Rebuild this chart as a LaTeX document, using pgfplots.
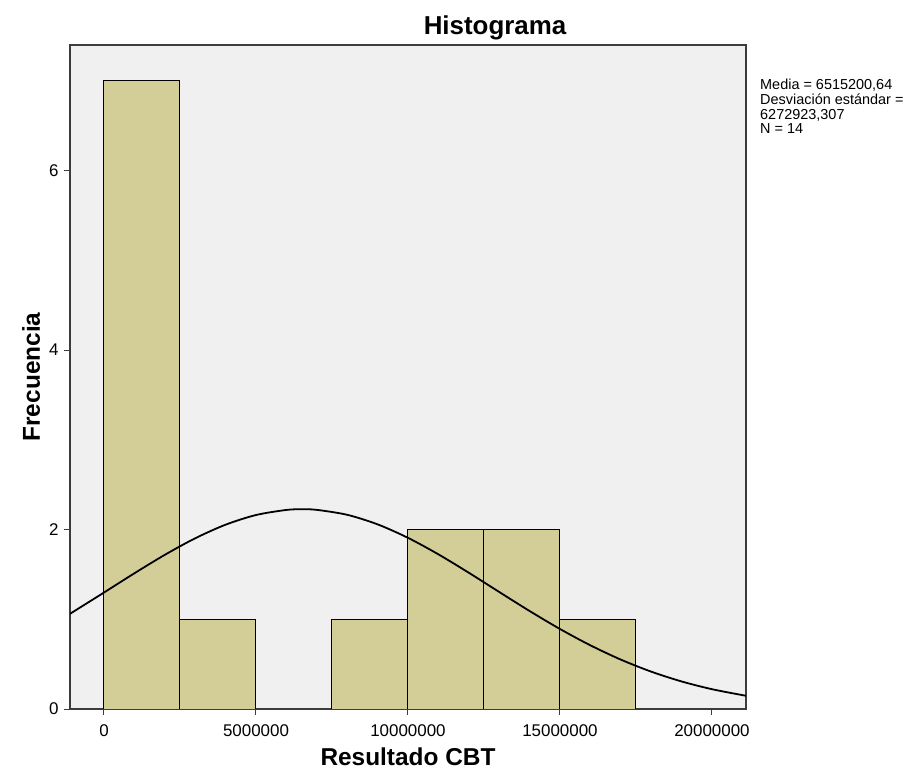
\documentclass[border=0pt]{standalone}
\usepackage{pgfplots}
\pgfplotsset{compat=1.18}
\usepackage{fontspec}
\setmainfont{Liberation Sans}
\definecolor{bgc}{HTML}{F0F0F0}
\definecolor{barc}{HTML}{D3CE97}
\definecolor{framec}{HTML}{3C3C3C}
\begin{document}
\begin{tikzpicture}[x=1bp,y=1bp]
\begin{axis}[
  at={(0,0)}, anchor=south west,
  scale only axis,
  width=676bp, height=664bp,
  xmin=-1118000, xmax=21120000,
  ymin=0, ymax=7.4,
  axis background/.style={fill=bgc},
  axis line style={framec, line width=1.2bp},
  xtick={0,5000000,10000000,15000000,20000000},
  ytick={0,2,4,6},
  scaled x ticks=false,
  xticklabel style={/pgf/number format/fixed,/pgf/number format/1000 sep={}},
  /pgf/number format/assume math mode=true,
  tick align=outside,
  tick pos=left,
  major tick length=6bp,
  tick style={framec, line width=1bp},
  ticklabel style={font=\fontsize{17}{20}\selectfont},
  xticklabel style={yshift=-6bp},
  yticklabel style={xshift=-2bp},
  title={\bfseries Histograma},
  title style={font=\fontsize{26}{30}\selectfont, yshift=-4bp, xshift=87bp},
  xlabel={\bfseries Resultado CBT},
  ylabel={\bfseries Frecuencia},
  label style={font=\fontsize{24.5}{28}\selectfont},
  xlabel style={yshift=-4bp},
  ylabel style={yshift=2bp},
  clip=true,
]
\addplot[ybar interval, fill=barc, draw=black, line width=1bp] coordinates {
  (0,7) (2500000,1) (5000000,0) (7500000,1) (10000000,2) (12500000,2) (15000000,1) (17500000,1)
};
\addplot[black, line width=1.8bp, smooth, no marks] coordinates {
  (-1118000,1.0616) (-1000000,1.0860) (0,1.2980) (1000000,1.5124) (2000000,1.7179)
  (3000000,1.9025) (4000000,2.0540) (5000000,2.1619) (6000000,2.2184) (6515200,2.2259)
  (7000000,2.2193) (8000000,2.1644) (9000000,2.0579) (10000000,1.9076) (11000000,1.7239)
  (12000000,1.5188) (13000000,1.3045) (14000000,1.0923) (15000000,0.8917) (16000000,0.7097)
  (17000000,0.5506) (18000000,0.4165) (19000000,0.3071) (20000000,0.2208) (21000000,0.1548)
  (21120000,0.1480)
};
\end{axis}
\node[anchor=north west, align=left, inner sep=0pt, font=\fontsize{14.5}{14.8}\selectfont]
  at (690bp,630bp) {Media = 6515200,64\\ Desviación estándar =\\6272923,307\\ N = 14};
\pgfresetboundingbox
\path[use as bounding box] (-70bp,-69bp) rectangle (843bp,709bp);
\end{tikzpicture}
\end{document}
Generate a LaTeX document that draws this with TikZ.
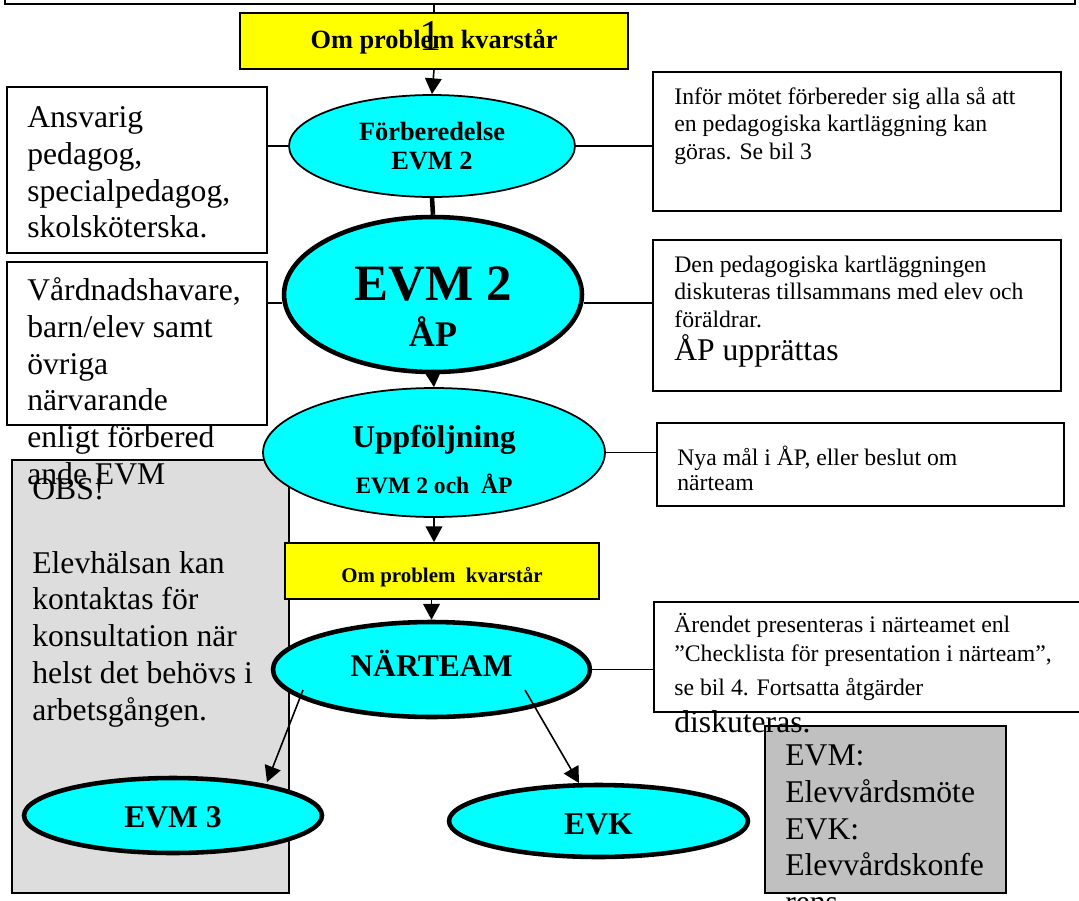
\documentclass[tikz,border=0pt]{standalone}
\usepackage{fontspec}
\setmainfont{Liberation Serif}
\usetikzlibrary{shapes.geometric,arrows.meta,fit,calc}

\definecolor{evmcyan}{RGB}{0,255,255}
\definecolor{probgul}{RGB}{255,255,0}
\definecolor{obsgra}{RGB}{221,221,221}
\definecolor{ordgra}{RGB}{192,192,192}

\tikzset{
  ruta/.style={rectangle, draw, line width=1pt, fill=white, inner sep=0pt},
  moete/.style={ellipse, draw, fill=evmcyan, line width=1pt, inner sep=0pt, align=center},
  tjockmoete/.style={moete, line width=2.6pt},
  problem/.style={rectangle, draw, fill=probgul, line width=1pt, inner sep=0pt},
  brodtext/.style={anchor=north west, inner sep=0pt, align=left, font=\fontsize{18}{21}\selectfont},
  smaltext/.style={anchor=north west, inner sep=0pt, align=left},
  pil/.style={-{Triangle[length=9pt,width=9.5pt]}, line width=0.9pt},
  linje/.style={line width=1pt},
}

\begin{document}
\begin{tikzpicture}[x=0.02cm,y=-0.02cm]
  \useasboundingbox (0,0) rectangle (1079,900);
  \fill[white] (0,0) rectangle (1079,900);

  % ram upptill (avklippt)
  \node[ruta, fit={(5,-40)(1075,4)}] (topbox) {};

  % grå OBS-ruta till vänster
  \node[ruta, fill=obsgra, fit={(12,460)(289,893)}] (obs) {};
  \node[brodtext] (obstext) at (32,473.1) {\strut OBS!\\[21pt]Elevhälsan kan\\kontaktas för\\konsultation när\\helst det behövs i\\arbetsgången.};

  % vänstra rutor: vilka som deltar
  \node[ruta, fit={(7,87)(267,253)}] (ansvar) {};
  \node[brodtext] (ansvartext) at (27,101.1) {\strut Ansvarig\\pedagog,\\specialpedagog,\\skolsköterska.};
  \node[ruta, fit={(7,262)(267,425)}] (vard) {};
  \node[brodtext] (vardtext) at (27,274.1) {\strut Vårdnadshavare,\\barn/elev samt\\övriga\\närvarande\\enligt förbered\\ande EVM};

  % högra rutor: vad som görs
  \node[ruta, fit={(653,72)(1061,211)}] (forbruta) {};
  \node[smaltext, font=\fontsize{13.5}{15.6}\selectfont] (forbtext) at (674,84.7) {\strut Inför mötet förbereder sig alla så att\\en pedagogiska kartläggning kan\\göras. Se bil 3};
  \node[ruta, fit={(653,240)(1061,391)}] (diskruta) {};
  \node[smaltext, font=\fontsize{13.5}{15.6}\selectfont] (disktext) at (674,252.7) {\strut Den pedagogiska kartläggningen\\diskuteras tillsammans med elev och\\föräldrar.};
  \node[anchor=base west, inner sep=0pt, font=\fontsize{18}{21}\selectfont] (upprtext) at (674,360) {ÅP upprättas};
  \node[ruta, fit={(657,423)(1064,506)}] (nyaruta) {};
  \node[smaltext, font=\fontsize{13.5}{14.2}\selectfont] (nyatext) at (677,445.5) {\strut Nya mål i ÅP, eller beslut om\\närteam};
  \node[ruta, fit={(654,602)(1085,712)}] (arenderuta) {};
  \node[smaltext, font=\fontsize{13.5}{16.4}\selectfont] (arendetext) at (674,611.8) {\strut Ärendet presenteras i närteamet enl\\”Checklista för presentation i närteam”,\\[2.9pt]se bil 4. Fortsatta åtgärder};

  % förklaring av förkortningar
  \node[ruta, fill=ordgra, fit={(765,726)(1006,893)}] (ordruta) {};
  \node[brodtext] (ordtext) at (785,739.1) {\strut EVM:\\Elevvårdsmöte\\EVK:\\Elevvårdskonfe\\rens};
  \node[anchor=base west, inner sep=0pt, font=\fontsize{18}{21}\selectfont] (disktxt) at (674,732) {diskuteras.};

  % gången i mitten
  \node[problem, minimum width=7.76cm, minimum height=1.12cm, text height=10pt, text depth=2pt, font=\bfseries\fontsize{15}{17}\selectfont] (prob1) at (434,41) {Om problem kvarstår};
  \node[anchor=base, inner sep=0pt, font=\fontsize{25}{25}\selectfont] (ett) at (430,50) {1};
  \node[moete, minimum width=5.72cm, minimum height=2.04cm, font=\bfseries\fontsize{15}{17}\selectfont] (forb) at (432,146) {Förberedelse\\EVM 2};
  \node[tjockmoete, minimum width=5.96cm, minimum height=3.1cm, font=\bfseries\fontsize{20.5}{26.6}\selectfont] (evm2) at (433,294.5) {{\fontsize{29}{26.6}\selectfont\rule{0pt}{33pt}EVM 2}\\ÅP};
  \node[moete, minimum width=6.84cm, minimum height=2.58cm, font=\bfseries\fontsize{13.4}{26}\selectfont] (uppf) at (434,452.5) {{\fontsize{18}{26}\selectfont\rule{0pt}{21pt}Uppföljning}\\EVM 2 och\ \ ÅP};
  \node[problem, minimum width=6.28cm, minimum height=1.12cm, text height=13.6pt, text depth=0pt, font=\bfseries\fontsize{11.9}{14}\selectfont] (prob2) at (442,571) {Om problem\ \ kvarstår};
  \node[tjockmoete, minimum width=6.34cm, minimum height=1.9cm, text height=12pt, text depth=4.6pt, font=\bfseries\fontsize{18}{21}\selectfont] (naer) at (431.5,669.5) {NÄRTEAM};
  \node[tjockmoete, minimum width=5.96cm, minimum height=1.5cm, text height=14.2pt, text depth=0pt, font=\bfseries\fontsize{18}{21}\selectfont] (evm3) at (173,815.5) {EVM 3};
  \node[tjockmoete, minimum width=5.98cm, minimum height=1.44cm, text height=15.9pt, text depth=0pt, font=\bfseries\fontsize{18}{21}\selectfont] (evk) at (598.5,821) {EVK};

  % pilar nedåt
  \draw[linje] (topbox.south -| prob1.north) -- (prob1.north);
  \draw[pil] (prob1.south) -- (forb.north);
  \draw[line width=2.6pt] (forb.south) -- (evm2.north);
  \draw[pil] (evm2.south) -- (uppf.north);
  \draw[pil] (uppf.south) -- (uppf.south |- prob2.north);
  \draw[pil] (naer.north |- prob2.south) -- (naer.north);

  % linjer till rutorna
  \draw[linje] (ansvar.east |- forb.west) -- (forb.west);
  \draw[linje] (forb.east) -- (forbruta.west |- forb.east);
  \draw[linje] (vard.east |- 0,303) -- (evm2.west |- 0,303);
  \draw[linje] (evm2.east |- 0,303) -- (diskruta.west |- 0,303);
  \draw[linje] (uppf.east) -- (nyaruta.west |- uppf.east);
  \draw[linje] (naer.east) -- (arenderuta.west |- naer.east);

  % från närteam till EVM 3 och EVK
  \coordinate (utv) at (303,690);
  \coordinate (uth) at (525,690);
  \draw[pil] (utv) -- ($(evm3.center)+(94,-33.5)$);
  \draw[pil] (uth) -- ($(evk.center)+(-19.5,-38)$);
\end{tikzpicture}
\end{document}
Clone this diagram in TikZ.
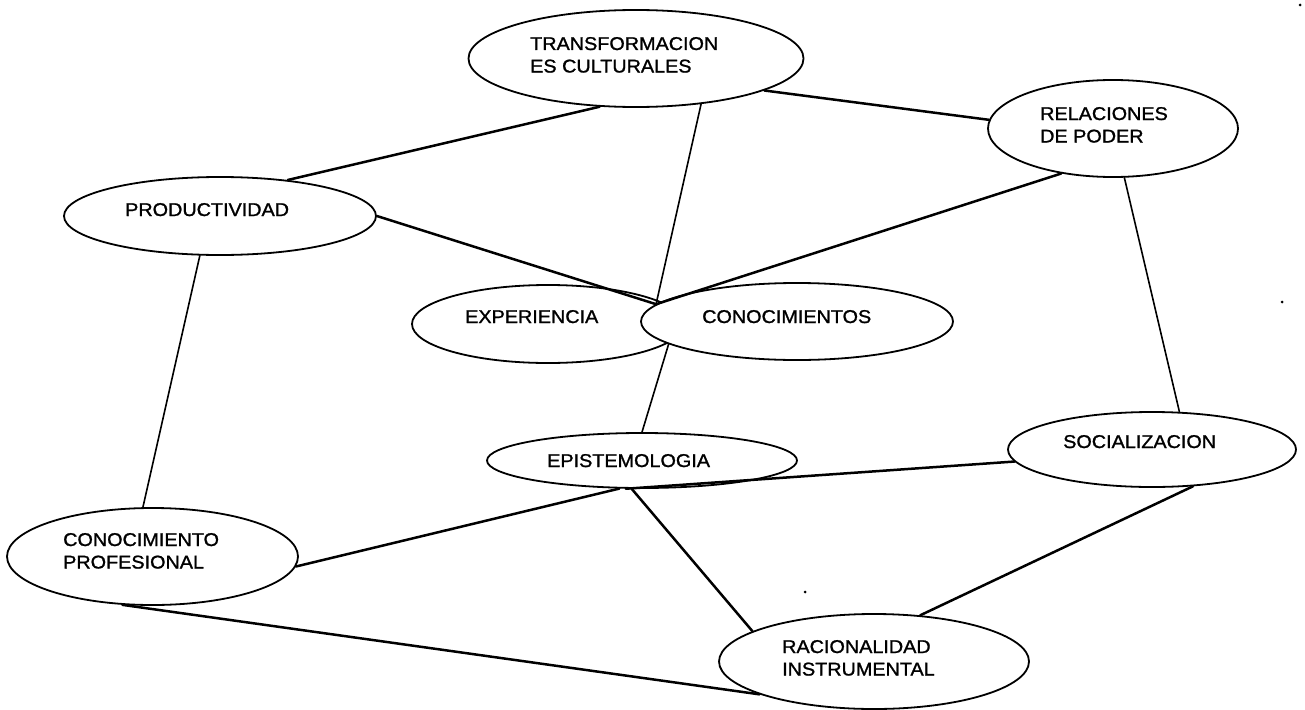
\documentclass[tikz,border=0pt]{standalone}
\usepackage{fontspec}
\setmainfont{Liberation Sans}[FakeStretch=1.07,FakeBold=1.2]
\usetikzlibrary{shapes.geometric}
\newcommand{\twolines}[2]{\begin{tabular}[t]{@{}l@{}}#1\\#2\end{tabular}}
\begin{document}
\begin{tikzpicture}[x=1pt,y=-1pt,
  ell/.style={draw, ellipse, line width=1.8pt, inner sep=0pt, fill=white},
  lbl/.style={anchor=base west, inner sep=0pt, font=\fontsize{18.5}{22.5}\selectfont},
  wire/.style={line width=2.5pt, line cap=round},
  thinwire/.style={line width=1.6pt, line cap=round}]
\fill[white] (0,0) rectangle (1305,709);
\useasboundingbox (0,0) rectangle (1305,709);

% ellipses
\node[ell, minimum width=335pt, minimum height=97pt] (trans) at (636,58.5) {};
\node[ell, minimum width=250pt, minimum height=97pt] (rel) at (1113,128.5) {};
\node[ell, minimum width=312pt, minimum height=78pt] (prod) at (220,216) {};
\node[ell, minimum width=272pt, minimum height=78pt] (exp) at (548,324) {};
\node[ell, minimum width=312pt, minimum height=77pt] (conoc) at (797,321.5) {};
\node[ell, minimum width=310pt, minimum height=55pt] (epist) at (642,460.5) {};
\node[ell, minimum width=288pt, minimum height=75pt] (soc) at (1152,449.5) {};
\node[ell, minimum width=291pt, minimum height=97pt] (cprof) at (152.5,556.5) {};
\node[ell, minimum width=310pt, minimum height=95pt] (rac) at (874,661.5) {};

% connectors
\draw[wire] (trans.233) -- (prod.28.6);
\draw[wire] (trans.346) -- (rel.176);
\draw[thinwire] (trans.325) -- (conoc.173);
\draw[wire] (prod.east) -- (conoc.173);
\draw[wire] (rel.221) -- (conoc.173);
\draw[thinwire] (rel.283) -- (soc.54);
\draw[thinwire] (conoc.190) -- (epist.north);
\draw[thinwire] (prod.243) -- (cprof.101);
\draw[wire] (epist.231) -- (cprof.356);
\draw[wire] (epist.240) -- (soc.185);
\draw[wire] (epist.250) -- (rac.166);
\draw[wire] (soc.318) -- (rac.45);
\draw[wire] (cprof.238.5) -- (rac.196);

% labels
\node[lbl] (transL) at (530,50) {\twolines{TRANSFORMACION}{ES CULTURALES}};
\node[lbl] (relL) at (1040,120) {\twolines{RELACIONES}{DE PODER}};
\node[lbl] (prodL) at (125,216) {PRODUCTIVIDAD};
\node[lbl] (expL) at (465,323) {EXPERIENCIA};
\node[lbl] (conocL) at (702,323) {CONOCIMIENTOS};
\node[lbl] (epistL) at (547,467) {EPISTEMOLOGIA};
\node[lbl] (socL) at (1063,448) {SOCIALIZACION};
\node[lbl] (cprofL) at (63,546) {\twolines{CONOCIMIENTO}{PROFESIONAL}};
\node[lbl] (racL) at (782,653) {\twolines{RACIONALIDAD}{INSTRUMENTAL}};

% scan specks
\fill (1300,5) circle (1.5pt);
\fill (1282,302) circle (1.5pt);
\fill (805,592) circle (1.5pt);
\end{tikzpicture}
\end{document}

○ ○ ○ ○

* EXERCISE PROMPT
Give again, word for word, the part that opens with the line containing "Clone this diagram in TikZ." and closes with the one containing "(cprof.238.5) -- (rac.196);". Include both of those lines and skip all pictures.

* EXPECTED ANSWER
Clone this diagram in TikZ.
\documentclass[tikz,border=0pt]{standalone}
\usepackage{fontspec}
\setmainfont{Liberation Sans}[FakeStretch=1.07,FakeBold=1.2]
\usetikzlibrary{shapes.geometric}
\newcommand{\twolines}[2]{\begin{tabular}[t]{@{}l@{}}#1\\#2\end{tabular}}
\begin{document}
\begin{tikzpicture}[x=1pt,y=-1pt,
  ell/.style={draw, ellipse, line width=1.8pt, inner sep=0pt, fill=white},
  lbl/.style={anchor=base west, inner sep=0pt, font=\fontsize{18.5}{22.5}\selectfont},
  wire/.style={line width=2.5pt, line cap=round},
  thinwire/.style={line width=1.6pt, line cap=round}]
\fill[white] (0,0) rectangle (1305,709);
\useasboundingbox (0,0) rectangle (1305,709);

% ellipses
\node[ell, minimum width=335pt, minimum height=97pt] (trans) at (636,58.5) {};
\node[ell, minimum width=250pt, minimum height=97pt] (rel) at (1113,128.5) {};
\node[ell, minimum width=312pt, minimum height=78pt] (prod) at (220,216) {};
\node[ell, minimum width=272pt, minimum height=78pt] (exp) at (548,324) {};
\node[ell, minimum width=312pt, minimum height=77pt] (conoc) at (797,321.5) {};
\node[ell, minimum width=310pt, minimum height=55pt] (epist) at (642,460.5) {};
\node[ell, minimum width=288pt, minimum height=75pt] (soc) at (1152,449.5) {};
\node[ell, minimum width=291pt, minimum height=97pt] (cprof) at (152.5,556.5) {};
\node[ell, minimum width=310pt, minimum height=95pt] (rac) at (874,661.5) {};

% connectors
\draw[wire] (trans.233) -- (prod.28.6);
\draw[wire] (trans.346) -- (rel.176);
\draw[thinwire] (trans.325) -- (conoc.173);
\draw[wire] (prod.east) -- (conoc.173);
\draw[wire] (rel.221) -- (conoc.173);
\draw[thinwire] (rel.283) -- (soc.54);
\draw[thinwire] (conoc.190) -- (epist.north);
\draw[thinwire] (prod.243) -- (cprof.101);
\draw[wire] (epist.231) -- (cprof.356);
\draw[wire] (epist.240) -- (soc.185);
\draw[wire] (epist.250) -- (rac.166);
\draw[wire] (soc.318) -- (rac.45);
\draw[wire] (cprof.238.5) -- (rac.196);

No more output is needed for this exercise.